DATA:

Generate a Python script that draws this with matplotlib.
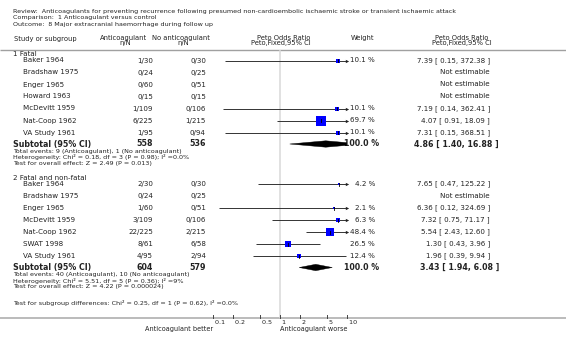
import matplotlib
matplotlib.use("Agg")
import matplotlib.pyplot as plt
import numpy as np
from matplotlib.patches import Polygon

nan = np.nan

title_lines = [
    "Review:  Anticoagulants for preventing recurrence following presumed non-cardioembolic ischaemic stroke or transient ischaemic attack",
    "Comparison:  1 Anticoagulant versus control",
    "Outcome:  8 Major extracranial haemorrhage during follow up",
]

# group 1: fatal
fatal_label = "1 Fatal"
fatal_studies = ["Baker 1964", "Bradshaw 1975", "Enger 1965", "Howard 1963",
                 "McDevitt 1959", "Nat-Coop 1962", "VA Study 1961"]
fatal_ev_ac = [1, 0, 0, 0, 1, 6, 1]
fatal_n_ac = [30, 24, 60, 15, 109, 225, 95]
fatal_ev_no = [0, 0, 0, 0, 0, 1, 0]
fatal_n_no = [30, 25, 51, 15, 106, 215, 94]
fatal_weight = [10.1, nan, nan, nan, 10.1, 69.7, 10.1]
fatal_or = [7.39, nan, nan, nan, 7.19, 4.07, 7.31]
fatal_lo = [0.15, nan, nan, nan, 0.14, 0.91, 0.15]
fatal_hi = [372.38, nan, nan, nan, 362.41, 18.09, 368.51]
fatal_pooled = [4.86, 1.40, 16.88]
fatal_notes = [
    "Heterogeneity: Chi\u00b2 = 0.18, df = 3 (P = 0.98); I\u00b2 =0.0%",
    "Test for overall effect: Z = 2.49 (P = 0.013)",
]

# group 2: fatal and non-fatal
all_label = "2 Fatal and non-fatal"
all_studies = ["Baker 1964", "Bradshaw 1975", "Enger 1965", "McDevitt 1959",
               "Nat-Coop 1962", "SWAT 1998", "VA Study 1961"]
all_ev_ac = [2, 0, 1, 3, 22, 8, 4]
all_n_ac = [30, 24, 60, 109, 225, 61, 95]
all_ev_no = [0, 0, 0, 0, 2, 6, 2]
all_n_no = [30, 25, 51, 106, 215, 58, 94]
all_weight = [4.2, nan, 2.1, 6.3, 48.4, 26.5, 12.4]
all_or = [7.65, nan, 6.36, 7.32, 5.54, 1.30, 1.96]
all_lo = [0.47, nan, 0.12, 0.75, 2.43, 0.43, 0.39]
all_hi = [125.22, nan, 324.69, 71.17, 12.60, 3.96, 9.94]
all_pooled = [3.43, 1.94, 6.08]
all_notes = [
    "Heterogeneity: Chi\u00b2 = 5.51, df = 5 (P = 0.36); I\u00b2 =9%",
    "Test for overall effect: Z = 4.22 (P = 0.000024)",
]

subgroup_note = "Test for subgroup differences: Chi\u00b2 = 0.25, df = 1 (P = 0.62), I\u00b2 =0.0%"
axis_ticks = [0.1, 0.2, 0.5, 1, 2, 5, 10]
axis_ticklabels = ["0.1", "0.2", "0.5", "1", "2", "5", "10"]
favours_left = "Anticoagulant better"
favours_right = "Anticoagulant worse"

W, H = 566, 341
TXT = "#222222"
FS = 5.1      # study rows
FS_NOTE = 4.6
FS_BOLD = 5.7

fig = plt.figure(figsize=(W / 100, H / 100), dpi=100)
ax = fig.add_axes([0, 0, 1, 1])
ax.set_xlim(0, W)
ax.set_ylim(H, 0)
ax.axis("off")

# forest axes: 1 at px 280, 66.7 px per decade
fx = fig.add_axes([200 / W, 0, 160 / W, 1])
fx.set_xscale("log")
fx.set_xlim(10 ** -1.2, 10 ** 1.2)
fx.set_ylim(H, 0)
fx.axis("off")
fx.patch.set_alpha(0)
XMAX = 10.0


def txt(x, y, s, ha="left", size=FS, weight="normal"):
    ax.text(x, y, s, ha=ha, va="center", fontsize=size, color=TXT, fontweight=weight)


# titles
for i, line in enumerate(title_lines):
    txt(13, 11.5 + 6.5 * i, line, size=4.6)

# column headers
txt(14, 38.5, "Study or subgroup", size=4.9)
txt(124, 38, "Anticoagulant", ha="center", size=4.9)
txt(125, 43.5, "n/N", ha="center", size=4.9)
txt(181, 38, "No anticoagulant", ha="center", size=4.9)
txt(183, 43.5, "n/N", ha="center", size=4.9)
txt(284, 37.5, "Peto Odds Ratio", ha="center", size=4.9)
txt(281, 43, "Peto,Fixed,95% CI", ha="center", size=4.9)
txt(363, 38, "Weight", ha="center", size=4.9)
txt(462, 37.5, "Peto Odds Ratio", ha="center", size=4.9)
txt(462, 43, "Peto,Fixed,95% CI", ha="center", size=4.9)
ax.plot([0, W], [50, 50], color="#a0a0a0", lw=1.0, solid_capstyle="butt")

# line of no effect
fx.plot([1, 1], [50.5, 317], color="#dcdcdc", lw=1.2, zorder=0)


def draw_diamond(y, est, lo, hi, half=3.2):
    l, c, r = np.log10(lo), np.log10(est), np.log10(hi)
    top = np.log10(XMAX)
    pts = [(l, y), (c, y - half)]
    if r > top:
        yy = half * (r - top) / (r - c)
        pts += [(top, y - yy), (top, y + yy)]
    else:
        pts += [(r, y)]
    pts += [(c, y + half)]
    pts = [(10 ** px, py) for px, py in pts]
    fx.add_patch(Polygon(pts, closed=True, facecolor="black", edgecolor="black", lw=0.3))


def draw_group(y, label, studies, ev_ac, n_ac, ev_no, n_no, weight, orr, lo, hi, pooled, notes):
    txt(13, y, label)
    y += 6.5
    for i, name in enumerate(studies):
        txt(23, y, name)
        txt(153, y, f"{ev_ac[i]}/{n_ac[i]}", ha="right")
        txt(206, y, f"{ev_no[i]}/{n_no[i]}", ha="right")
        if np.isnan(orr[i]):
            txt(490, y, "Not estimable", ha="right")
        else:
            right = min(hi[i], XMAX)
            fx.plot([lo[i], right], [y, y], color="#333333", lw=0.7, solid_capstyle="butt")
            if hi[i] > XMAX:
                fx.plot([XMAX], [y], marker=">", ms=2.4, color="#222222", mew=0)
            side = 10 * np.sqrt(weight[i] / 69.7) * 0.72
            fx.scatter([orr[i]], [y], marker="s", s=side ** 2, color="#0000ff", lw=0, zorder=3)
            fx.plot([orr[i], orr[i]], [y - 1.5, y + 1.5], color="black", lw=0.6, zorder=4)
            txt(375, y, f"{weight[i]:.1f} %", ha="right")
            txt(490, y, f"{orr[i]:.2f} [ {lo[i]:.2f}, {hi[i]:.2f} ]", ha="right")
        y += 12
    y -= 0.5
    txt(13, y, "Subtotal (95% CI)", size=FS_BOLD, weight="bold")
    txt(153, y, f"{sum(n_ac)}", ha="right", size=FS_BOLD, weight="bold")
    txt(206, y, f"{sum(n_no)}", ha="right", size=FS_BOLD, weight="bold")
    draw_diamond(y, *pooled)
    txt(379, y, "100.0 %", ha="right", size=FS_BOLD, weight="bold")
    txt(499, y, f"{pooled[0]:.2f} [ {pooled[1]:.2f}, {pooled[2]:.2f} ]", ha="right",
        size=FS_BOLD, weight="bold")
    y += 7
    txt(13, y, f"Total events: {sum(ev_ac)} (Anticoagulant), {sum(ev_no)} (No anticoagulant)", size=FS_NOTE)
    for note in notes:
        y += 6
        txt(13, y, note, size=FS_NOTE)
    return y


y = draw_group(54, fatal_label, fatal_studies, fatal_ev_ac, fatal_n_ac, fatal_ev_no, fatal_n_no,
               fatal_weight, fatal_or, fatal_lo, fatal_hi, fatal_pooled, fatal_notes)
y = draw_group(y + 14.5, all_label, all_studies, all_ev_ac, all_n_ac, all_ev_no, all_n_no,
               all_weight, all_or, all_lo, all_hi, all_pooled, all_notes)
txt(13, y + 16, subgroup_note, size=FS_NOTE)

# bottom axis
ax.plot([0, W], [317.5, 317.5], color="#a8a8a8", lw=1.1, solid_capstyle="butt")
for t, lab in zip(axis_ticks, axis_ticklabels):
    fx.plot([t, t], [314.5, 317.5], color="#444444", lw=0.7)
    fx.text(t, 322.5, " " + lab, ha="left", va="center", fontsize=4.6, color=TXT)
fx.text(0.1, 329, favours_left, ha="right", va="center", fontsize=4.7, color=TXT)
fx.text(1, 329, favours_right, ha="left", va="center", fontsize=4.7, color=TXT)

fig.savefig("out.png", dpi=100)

EXERCISE PROMPT:
With the pictures left out, restate word for word every line of the data above, from the first down to the line that contains "nan = np.nan".

COMPLETED EXERCISE:
Generate a Python script that draws this with matplotlib.
import matplotlib
matplotlib.use("Agg")
import matplotlib.pyplot as plt
import numpy as np
from matplotlib.patches import Polygon

nan = np.nan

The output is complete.